• Aim: Return exactly and only these lines: the first of the listing through the one containing "i < axisCats.length".

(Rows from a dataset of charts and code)

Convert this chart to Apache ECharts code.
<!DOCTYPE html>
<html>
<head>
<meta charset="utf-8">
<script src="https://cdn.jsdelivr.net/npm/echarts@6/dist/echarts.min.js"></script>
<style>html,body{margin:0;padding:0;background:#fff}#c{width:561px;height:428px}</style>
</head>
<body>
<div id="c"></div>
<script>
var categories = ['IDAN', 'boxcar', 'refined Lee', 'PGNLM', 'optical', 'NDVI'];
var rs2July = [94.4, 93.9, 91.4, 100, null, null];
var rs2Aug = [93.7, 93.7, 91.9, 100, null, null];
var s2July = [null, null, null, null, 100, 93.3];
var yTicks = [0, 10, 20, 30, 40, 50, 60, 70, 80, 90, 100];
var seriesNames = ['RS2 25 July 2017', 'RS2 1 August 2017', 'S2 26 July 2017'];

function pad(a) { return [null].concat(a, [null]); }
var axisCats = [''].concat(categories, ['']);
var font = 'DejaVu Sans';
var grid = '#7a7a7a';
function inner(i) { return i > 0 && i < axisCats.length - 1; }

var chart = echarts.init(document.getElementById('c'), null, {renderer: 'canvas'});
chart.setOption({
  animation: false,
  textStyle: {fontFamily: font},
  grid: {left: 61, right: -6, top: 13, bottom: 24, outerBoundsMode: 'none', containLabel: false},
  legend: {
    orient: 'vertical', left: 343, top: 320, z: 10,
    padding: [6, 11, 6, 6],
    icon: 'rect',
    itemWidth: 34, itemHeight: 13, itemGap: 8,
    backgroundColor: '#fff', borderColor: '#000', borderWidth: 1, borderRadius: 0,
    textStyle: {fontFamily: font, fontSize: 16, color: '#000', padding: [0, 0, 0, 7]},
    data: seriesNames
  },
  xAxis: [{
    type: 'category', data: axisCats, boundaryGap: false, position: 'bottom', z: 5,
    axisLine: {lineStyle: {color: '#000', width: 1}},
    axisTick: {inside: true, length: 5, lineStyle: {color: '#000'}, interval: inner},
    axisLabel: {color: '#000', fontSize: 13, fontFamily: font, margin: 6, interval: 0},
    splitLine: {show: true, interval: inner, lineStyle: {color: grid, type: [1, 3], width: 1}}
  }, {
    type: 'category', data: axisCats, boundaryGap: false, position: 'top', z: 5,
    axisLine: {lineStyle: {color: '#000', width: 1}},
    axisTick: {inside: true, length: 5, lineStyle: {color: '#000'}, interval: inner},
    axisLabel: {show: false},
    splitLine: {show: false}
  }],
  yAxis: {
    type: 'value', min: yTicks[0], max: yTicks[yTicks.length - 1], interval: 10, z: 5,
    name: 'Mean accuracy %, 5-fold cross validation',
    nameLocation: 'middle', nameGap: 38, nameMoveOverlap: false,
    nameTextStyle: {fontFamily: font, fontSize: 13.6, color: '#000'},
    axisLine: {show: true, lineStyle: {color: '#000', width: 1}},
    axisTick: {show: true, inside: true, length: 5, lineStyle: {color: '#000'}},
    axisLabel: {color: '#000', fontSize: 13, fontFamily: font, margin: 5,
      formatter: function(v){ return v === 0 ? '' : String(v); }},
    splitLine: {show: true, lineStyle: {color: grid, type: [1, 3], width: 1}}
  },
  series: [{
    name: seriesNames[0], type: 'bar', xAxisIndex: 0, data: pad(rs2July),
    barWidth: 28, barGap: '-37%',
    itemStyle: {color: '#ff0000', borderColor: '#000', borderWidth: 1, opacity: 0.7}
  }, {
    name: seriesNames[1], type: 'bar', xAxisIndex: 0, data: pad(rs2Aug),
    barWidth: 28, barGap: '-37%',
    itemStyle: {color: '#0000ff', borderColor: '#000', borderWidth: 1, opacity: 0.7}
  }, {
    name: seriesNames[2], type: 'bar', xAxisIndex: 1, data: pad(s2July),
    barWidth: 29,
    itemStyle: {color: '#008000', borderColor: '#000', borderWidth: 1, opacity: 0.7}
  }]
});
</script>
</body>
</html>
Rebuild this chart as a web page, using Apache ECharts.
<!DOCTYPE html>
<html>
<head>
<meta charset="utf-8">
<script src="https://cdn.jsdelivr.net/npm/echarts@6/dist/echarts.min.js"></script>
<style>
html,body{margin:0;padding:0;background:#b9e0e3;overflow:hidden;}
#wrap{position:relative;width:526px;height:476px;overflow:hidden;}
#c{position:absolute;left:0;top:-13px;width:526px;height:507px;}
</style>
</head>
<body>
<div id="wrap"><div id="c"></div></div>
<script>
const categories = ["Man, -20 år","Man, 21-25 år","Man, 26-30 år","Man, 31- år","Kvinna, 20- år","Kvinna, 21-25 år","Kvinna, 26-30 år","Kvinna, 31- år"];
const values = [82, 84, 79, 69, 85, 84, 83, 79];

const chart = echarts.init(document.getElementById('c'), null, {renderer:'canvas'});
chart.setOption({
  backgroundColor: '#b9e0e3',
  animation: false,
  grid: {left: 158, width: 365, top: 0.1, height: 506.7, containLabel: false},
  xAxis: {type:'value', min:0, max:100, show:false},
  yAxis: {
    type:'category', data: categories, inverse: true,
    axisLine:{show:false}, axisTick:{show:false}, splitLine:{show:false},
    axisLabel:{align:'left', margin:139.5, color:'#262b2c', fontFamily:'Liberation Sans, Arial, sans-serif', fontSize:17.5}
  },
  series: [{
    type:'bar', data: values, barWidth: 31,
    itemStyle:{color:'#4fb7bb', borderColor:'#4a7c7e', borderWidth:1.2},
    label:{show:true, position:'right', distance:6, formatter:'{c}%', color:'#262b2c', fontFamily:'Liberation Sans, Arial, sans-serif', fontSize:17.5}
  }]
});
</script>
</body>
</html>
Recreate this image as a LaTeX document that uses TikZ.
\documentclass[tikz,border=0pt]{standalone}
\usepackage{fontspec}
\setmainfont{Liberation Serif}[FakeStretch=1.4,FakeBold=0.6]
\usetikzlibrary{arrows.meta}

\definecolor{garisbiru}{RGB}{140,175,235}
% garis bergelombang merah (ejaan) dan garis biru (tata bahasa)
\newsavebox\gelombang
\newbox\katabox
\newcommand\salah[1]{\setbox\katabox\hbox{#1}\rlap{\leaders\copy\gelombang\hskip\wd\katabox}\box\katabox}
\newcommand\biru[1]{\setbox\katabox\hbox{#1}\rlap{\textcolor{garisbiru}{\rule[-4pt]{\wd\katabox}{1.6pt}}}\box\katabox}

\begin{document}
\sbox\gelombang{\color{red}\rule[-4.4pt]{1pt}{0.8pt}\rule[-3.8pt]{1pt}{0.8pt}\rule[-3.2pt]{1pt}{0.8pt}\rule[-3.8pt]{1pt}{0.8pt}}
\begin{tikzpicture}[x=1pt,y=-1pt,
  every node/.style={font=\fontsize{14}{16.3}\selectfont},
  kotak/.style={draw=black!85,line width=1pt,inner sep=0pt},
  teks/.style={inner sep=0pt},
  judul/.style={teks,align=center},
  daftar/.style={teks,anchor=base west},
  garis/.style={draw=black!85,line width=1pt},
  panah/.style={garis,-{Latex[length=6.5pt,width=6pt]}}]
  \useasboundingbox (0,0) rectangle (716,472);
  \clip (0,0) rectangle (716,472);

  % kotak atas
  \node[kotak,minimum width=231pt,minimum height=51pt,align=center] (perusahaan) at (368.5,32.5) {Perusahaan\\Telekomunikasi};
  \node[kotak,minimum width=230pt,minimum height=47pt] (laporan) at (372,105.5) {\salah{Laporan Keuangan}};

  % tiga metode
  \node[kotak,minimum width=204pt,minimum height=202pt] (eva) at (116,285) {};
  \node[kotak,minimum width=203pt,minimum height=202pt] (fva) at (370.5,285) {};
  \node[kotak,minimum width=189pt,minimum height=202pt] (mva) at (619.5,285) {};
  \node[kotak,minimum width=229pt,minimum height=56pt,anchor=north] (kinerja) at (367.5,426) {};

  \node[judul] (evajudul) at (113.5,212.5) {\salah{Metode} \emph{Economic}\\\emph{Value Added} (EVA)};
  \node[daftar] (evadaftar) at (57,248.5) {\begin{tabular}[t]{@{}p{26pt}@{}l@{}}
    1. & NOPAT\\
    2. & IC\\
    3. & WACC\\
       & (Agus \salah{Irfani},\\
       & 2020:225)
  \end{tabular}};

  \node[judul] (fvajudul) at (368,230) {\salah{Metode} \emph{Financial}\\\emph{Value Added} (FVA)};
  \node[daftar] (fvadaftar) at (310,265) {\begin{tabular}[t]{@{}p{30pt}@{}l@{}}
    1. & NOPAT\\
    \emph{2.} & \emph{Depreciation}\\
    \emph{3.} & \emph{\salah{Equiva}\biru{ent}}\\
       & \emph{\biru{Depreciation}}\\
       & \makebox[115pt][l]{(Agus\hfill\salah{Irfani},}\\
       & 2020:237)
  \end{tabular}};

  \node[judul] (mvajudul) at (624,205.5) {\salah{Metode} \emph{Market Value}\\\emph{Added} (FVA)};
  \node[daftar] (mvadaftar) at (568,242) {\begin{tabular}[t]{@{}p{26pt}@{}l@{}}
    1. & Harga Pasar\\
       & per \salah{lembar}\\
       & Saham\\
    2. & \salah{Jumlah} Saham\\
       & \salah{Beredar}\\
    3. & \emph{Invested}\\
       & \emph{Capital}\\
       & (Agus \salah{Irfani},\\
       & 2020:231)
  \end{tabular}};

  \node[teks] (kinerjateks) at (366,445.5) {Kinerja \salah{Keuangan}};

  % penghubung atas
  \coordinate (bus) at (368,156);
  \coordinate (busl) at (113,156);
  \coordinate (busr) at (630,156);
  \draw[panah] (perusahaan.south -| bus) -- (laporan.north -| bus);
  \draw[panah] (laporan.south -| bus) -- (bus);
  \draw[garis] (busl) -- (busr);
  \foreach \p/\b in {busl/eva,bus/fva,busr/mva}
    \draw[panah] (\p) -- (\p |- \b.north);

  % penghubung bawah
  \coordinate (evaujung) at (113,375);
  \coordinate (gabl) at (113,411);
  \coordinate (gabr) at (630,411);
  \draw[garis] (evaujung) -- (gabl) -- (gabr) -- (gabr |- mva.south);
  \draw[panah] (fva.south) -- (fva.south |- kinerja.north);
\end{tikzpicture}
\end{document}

• Completed task:
Convert this chart to Apache ECharts code.
<!DOCTYPE html>
<html>
<head>
<meta charset="utf-8">
<script src="https://cdn.jsdelivr.net/npm/echarts@6/dist/echarts.min.js"></script>
<style>html,body{margin:0;padding:0;background:#fff}#c{width:561px;height:428px}</style>
</head>
<body>
<div id="c"></div>
<script>
var categories = ['IDAN', 'boxcar', 'refined Lee', 'PGNLM', 'optical', 'NDVI'];
var rs2July = [94.4, 93.9, 91.4, 100, null, null];
var rs2Aug = [93.7, 93.7, 91.9, 100, null, null];
var s2July = [null, null, null, null, 100, 93.3];
var yTicks = [0, 10, 20, 30, 40, 50, 60, 70, 80, 90, 100];
var seriesNames = ['RS2 25 July 2017', 'RS2 1 August 2017', 'S2 26 July 2017'];

function pad(a) { return [null].concat(a, [null]); }
var axisCats = [''].concat(categories, ['']);
var font = 'DejaVu Sans';
var grid = '#7a7a7a';
function inner(i) { return i > 0 && i < axisCats.length - 1; }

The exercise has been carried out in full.